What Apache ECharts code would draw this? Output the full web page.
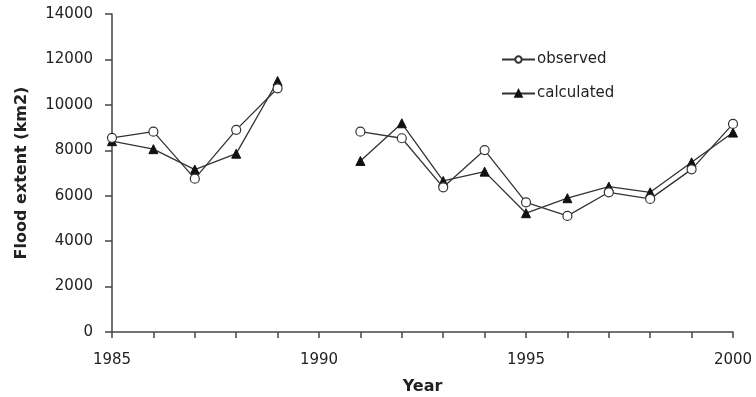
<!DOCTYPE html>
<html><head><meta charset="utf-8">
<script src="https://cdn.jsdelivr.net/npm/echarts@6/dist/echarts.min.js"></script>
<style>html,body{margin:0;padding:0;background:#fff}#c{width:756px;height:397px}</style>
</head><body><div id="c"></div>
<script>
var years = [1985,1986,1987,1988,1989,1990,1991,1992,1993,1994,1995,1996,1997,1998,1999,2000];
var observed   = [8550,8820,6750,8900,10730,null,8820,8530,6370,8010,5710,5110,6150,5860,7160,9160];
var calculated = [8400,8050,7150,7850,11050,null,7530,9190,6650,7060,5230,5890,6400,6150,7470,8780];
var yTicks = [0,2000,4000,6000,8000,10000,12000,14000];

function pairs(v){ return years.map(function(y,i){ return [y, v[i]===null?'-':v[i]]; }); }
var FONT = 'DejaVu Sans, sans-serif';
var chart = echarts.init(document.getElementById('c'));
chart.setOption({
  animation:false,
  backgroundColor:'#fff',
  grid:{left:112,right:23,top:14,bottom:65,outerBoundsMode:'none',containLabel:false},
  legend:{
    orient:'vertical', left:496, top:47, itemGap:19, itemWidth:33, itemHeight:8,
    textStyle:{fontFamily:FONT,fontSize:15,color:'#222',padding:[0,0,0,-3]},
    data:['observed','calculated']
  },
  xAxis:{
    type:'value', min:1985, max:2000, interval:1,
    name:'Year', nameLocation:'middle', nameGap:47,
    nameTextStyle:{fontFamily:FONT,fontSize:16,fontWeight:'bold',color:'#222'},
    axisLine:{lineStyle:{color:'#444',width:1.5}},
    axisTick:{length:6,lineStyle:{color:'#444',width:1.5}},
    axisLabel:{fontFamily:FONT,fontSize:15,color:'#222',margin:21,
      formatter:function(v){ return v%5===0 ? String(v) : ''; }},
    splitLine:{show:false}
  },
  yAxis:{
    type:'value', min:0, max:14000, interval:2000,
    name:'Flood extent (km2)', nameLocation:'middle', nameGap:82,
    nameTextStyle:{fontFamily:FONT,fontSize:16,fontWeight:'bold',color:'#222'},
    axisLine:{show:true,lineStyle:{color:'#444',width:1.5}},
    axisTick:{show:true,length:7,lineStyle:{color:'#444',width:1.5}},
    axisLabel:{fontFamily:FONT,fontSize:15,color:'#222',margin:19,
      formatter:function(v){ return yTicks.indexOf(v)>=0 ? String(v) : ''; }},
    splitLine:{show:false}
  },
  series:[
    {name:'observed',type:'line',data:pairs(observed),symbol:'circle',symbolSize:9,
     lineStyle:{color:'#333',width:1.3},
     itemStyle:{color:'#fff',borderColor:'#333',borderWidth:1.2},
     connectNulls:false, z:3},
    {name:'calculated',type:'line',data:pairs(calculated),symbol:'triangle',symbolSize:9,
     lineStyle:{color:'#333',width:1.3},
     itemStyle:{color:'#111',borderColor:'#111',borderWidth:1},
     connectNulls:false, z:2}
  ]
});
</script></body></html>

_ _ _ _

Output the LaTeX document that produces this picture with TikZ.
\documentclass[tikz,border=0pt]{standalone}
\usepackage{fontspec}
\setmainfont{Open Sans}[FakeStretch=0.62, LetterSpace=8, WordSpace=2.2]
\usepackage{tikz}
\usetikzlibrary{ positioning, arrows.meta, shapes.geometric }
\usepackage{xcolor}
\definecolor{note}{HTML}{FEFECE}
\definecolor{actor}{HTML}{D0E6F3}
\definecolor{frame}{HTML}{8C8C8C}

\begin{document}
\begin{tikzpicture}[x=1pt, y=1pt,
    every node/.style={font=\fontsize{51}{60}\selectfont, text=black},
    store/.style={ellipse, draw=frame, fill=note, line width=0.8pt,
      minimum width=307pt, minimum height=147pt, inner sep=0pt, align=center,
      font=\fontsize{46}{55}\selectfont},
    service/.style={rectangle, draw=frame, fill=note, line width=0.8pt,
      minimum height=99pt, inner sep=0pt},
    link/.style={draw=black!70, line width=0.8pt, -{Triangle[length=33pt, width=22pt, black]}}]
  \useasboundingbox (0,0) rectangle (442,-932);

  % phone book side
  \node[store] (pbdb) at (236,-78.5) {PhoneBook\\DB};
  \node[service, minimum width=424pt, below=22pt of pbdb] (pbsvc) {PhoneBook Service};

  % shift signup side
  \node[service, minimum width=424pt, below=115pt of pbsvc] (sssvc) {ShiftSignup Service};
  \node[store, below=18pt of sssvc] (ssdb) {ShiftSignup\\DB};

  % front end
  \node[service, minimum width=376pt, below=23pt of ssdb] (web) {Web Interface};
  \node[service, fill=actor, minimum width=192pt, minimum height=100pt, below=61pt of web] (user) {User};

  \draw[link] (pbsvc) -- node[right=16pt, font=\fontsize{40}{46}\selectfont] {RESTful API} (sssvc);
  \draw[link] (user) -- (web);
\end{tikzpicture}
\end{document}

_ _ _ _

■ Aim of the task ■
Without any pictures, set down the lines from the one holding "What Apache ECharts" through the one holding "var yTicks = [0,2000,4000,6000,8000,10000,12000,14000];".

■ Completed exercise ■
What Apache ECharts code would draw this? Output the full web page.
<!DOCTYPE html>
<html><head><meta charset="utf-8">
<script src="https://cdn.jsdelivr.net/npm/echarts@6/dist/echarts.min.js"></script>
<style>html,body{margin:0;padding:0;background:#fff}#c{width:756px;height:397px}</style>
</head><body><div id="c"></div>
<script>
var years = [1985,1986,1987,1988,1989,1990,1991,1992,1993,1994,1995,1996,1997,1998,1999,2000];
var observed   = [8550,8820,6750,8900,10730,null,8820,8530,6370,8010,5710,5110,6150,5860,7160,9160];
var calculated = [8400,8050,7150,7850,11050,null,7530,9190,6650,7060,5230,5890,6400,6150,7470,8780];
var yTicks = [0,2000,4000,6000,8000,10000,12000,14000];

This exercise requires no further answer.